The principle of pyrosequencing was first described in 1993[1] by, Bertil Pettersson, Mathias Uhlen and Pål Nyren by combining the solid phase sequencing method[2] using streptavidin coated magnetic beads with recombinant DNA polymerase lacking 3´to 5´exonuclease activity (proof-reading) and luminescence detection using the firefly luciferase enzyme.[3] A mixture of three enzymes (DNA polymerase, ATP sulfurylase and firefly luciferase) and a nucleotide (dNTP) are added to single stranded DNA to be sequenced and the incorporation of nucleotide is followed by measuring the light emitted. The intensity of the light determines if 0, 1 or more nucleotides have been incorporated, thus showing how many complementary nucleotides are present on the template strand. The nucleotide mixture is removed before the next nucleotide mixture is added. This process is repeated with each of the four nucleotides until the DNA sequence of the single stranded template is determined.

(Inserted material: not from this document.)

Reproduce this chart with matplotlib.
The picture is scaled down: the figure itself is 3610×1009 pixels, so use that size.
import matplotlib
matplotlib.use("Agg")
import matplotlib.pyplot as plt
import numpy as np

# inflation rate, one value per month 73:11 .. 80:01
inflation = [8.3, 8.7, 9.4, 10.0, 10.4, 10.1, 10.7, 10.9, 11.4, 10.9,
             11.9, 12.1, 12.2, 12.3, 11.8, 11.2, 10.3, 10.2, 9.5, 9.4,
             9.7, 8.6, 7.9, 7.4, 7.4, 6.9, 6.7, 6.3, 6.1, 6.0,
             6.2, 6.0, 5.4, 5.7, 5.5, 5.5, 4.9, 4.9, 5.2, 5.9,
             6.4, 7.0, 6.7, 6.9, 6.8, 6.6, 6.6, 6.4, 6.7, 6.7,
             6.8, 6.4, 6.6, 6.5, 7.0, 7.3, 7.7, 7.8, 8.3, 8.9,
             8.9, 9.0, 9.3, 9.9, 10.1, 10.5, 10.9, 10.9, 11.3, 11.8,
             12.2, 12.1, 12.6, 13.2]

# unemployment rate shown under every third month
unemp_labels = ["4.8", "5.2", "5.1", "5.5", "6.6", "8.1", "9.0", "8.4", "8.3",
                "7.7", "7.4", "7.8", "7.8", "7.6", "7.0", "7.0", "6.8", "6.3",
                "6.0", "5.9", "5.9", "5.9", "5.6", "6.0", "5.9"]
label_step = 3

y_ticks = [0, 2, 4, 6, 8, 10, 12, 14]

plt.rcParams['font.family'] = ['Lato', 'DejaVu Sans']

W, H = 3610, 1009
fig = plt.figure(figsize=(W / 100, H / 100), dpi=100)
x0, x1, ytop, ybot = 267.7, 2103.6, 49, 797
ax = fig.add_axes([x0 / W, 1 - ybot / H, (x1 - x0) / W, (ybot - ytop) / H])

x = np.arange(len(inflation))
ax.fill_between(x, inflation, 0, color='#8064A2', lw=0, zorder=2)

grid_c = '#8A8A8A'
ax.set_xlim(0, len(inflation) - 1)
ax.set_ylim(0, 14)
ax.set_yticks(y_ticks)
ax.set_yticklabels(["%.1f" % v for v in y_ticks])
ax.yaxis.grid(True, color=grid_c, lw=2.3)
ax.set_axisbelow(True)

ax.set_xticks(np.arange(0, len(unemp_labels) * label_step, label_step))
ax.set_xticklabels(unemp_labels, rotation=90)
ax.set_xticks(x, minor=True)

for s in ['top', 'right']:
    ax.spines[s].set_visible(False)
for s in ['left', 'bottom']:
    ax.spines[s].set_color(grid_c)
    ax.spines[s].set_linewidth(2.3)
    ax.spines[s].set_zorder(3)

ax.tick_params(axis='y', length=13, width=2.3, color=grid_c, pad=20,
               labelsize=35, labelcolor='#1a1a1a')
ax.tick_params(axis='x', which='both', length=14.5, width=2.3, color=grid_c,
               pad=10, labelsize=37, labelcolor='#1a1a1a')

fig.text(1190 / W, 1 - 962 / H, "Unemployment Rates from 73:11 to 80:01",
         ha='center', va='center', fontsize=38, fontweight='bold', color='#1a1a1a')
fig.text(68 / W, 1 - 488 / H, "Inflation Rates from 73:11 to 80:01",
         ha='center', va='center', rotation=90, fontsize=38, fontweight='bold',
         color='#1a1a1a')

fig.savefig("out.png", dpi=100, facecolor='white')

A second solution-based method for pyrosequencing was described in 1998[4] by Mostafa Ronaghi, Mathias Uhlen and Pål Nyren. In this alternative method, an additional enzyme apyrase is introduced to remove nucleotides that are not incorporated by the DNA polymerase. This enabled the enzyme mixture including the DNA polymerase, the luciferase and the apyrase to be added at the start and kept throughout the procedure, thus providing a simple set-up suitable for automation. An automated instrument based on this principle was introduced to the market the following year by the company Pyrosequencing.
A third microfluidic variant of the pyrosequencing method was described in 2005[5] by Jonathan Rothberg and co-workers at the company 454 Life Sciences. This alternative approach for pyrosequencing was based on the original principle of attaching the DNA to be sequenced to a solid support and they showed that sequencing could be performed in a highly parallel manner using a microfabricated microarray. This allowed for high-throughput DNA sequencing and an automated instrument was introduced to the market. This became the first next generation sequencing instrument starting a new era in genomics research, with rapidly falling prices for DNA sequencing allowing whole genome sequencing at affordable prices.